Türk ''Allah'' Derse Konferansı

10 Mayıs 2016

Edebiyat Fakültesi Türk Dili ve Edebiyatı Bölümü Öğretim Üyesi Yrd. Doç. Dr. Dursun Ali Tökel, Türk kültüründe Allah lafzının kullanımını filmler, diziler ve günlük dil üzerinden incelediği çalışmasını Üsküdar Yerleşkesi’nde dinleyicilere sundu.
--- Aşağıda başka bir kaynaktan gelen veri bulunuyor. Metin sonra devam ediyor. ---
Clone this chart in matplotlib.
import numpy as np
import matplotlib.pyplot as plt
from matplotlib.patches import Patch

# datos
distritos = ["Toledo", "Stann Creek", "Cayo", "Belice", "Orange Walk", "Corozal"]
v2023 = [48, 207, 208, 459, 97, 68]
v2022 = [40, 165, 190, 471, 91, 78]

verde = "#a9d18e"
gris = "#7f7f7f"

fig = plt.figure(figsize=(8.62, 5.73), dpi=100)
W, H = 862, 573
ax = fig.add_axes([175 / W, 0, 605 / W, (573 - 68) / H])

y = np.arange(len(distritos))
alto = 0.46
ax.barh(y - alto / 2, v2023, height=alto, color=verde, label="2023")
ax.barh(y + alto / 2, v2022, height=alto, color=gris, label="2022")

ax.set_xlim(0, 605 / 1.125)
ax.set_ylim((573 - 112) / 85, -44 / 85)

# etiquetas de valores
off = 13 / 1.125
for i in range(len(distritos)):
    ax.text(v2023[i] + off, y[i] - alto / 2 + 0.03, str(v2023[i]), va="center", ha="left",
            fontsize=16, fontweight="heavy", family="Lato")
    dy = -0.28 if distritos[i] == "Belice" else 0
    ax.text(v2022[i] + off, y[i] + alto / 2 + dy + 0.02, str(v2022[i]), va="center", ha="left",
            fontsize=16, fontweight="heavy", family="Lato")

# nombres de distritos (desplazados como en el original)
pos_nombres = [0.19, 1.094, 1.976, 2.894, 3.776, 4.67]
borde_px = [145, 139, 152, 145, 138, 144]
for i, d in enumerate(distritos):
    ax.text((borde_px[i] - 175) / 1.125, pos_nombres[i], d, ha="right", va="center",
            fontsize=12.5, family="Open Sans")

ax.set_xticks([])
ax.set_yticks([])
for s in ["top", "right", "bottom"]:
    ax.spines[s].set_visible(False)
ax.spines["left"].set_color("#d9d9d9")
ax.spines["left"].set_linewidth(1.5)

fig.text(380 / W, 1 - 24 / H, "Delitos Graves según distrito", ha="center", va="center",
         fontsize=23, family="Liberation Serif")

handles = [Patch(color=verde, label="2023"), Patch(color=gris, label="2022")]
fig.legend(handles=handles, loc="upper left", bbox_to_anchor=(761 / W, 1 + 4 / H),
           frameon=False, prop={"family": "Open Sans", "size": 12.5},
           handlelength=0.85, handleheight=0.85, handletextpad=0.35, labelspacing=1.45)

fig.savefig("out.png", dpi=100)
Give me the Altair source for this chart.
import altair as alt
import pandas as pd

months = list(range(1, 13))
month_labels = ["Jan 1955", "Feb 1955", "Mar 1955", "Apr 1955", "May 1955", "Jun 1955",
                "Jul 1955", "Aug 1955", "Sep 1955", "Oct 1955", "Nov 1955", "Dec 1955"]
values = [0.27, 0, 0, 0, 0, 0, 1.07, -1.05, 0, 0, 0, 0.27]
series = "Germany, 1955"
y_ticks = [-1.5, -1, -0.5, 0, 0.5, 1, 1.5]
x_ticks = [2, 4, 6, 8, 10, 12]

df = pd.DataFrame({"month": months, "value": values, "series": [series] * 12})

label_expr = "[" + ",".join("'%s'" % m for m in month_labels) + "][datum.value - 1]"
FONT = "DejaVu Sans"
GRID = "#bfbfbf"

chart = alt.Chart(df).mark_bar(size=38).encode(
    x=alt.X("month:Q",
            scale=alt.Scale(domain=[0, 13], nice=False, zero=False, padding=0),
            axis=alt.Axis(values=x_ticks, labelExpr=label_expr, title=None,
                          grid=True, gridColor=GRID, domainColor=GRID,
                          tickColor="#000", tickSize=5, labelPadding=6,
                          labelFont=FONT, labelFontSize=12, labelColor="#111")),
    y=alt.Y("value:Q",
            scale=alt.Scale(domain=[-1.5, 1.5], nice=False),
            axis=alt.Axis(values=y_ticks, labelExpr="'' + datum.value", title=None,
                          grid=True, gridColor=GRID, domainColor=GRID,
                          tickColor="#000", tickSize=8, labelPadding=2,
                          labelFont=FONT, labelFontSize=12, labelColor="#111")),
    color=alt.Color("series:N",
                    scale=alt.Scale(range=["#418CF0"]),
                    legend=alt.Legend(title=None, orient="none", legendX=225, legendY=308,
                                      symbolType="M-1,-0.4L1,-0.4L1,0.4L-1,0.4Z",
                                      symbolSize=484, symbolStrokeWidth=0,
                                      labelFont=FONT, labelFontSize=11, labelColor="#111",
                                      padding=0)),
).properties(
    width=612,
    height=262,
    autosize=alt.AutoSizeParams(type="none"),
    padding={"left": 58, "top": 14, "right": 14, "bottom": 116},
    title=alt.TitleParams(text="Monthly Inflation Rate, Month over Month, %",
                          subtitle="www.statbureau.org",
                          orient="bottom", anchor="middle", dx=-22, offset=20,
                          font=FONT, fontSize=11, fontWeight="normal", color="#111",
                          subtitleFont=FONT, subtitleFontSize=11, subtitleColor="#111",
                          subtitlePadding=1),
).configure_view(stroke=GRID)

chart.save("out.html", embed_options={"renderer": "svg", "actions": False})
Merhum edebiyat tarihçisi Âmil Çelebioğlu’nun konuyla ilgili makalesinden alıntılar yapan Tökel, Çelebioğlu’nun da belirttiği gibi kendi araştırmalarında da duyguların başka hiçbir kelime kullanmadan Allah kelimesiyle ifade edilmesinin Türklere mahsus olduğu gerçeğiyle karşılaştığını söyledi. Bunun bazen kelimeyle ikileme, üçleme yaparak bazen kelimeyi vurgulayarak başarıldığını söylenen Tökel, Türkler dışında hiçbir İslâm toplumunda bu denli bir kullanıma rastlamadığını ifade etti. Bunun yanında hangi dilden olursa olsun Türkçeye geçen birçok kelimenin ilk anlamıyla kullanılmadığı gerçeğinin Allah kelimesi kullanılırken de geçerli olduğunu belirten Tökel, birkaç örnekle sözlerini destekledi. Tökel, “Bir işe başlamadan önce inşallah, işe başlarken bismillah, şaşırırken Allah Allah, kendimize güvenirken evelallah, azmedersek alimallah deriz. Mesela alimallah “Allah bir” demek. Bizim kullanımımızın anlamıyla alakası yok. Beğenirsek maşallah eğer çok çok beğenirsek 41 kere maşallah deriz. Sadece maşallahın kullanımıyla ilgili bile saatlerce konuşulabilir.” dedi.

Allah Lafzı Birçok Duyguyu Karşılıyor

Allah kelimesinin birçok duyguyu karşılayan versiyonlarına en çok Zeki Alasya - Metin Akpınar filmlerinde rastlandığını aktaran Tökel, filmlerden seçtiği kullanım örneklerini dinleyicilerle izletti. Dinleyiciler, acı, hayret, panik, korku, tehdit, meydan okuma, öfke, kızgınlık, sevinç ve daha birçok duygu dile getirilirken ağızdan çıkan “Allah” kelimelerini kâh gülerek kâh şaşırarak izledi. Tökel, filmlerde-dizilerde kullanılan Allah lafzının 1990’lı yıllardan sonra “aman tanrım”a dönüşmesinin de incelenmesi gerektiğinin altını çizdi.

Allah kelimesinin Türkçede çok sık kullanılmasını Âmil Çelebioğlu’nun sözleriyle açıklayan Tökel, “Âmil hoca diyor ki Türkler İslâmiyet’i Araplar gibi birinci elden öğrenmedi, tekkeden öğrendi. Dolayısıyla tasavvuftan gelen aşk ve gönül bağı nedeniyle Allah’tan hiçbir zaman korkmadık tersine O hep bizimle birlikte oldu. Bu da günlük hayatımıza yansıdı.” diye konuştu.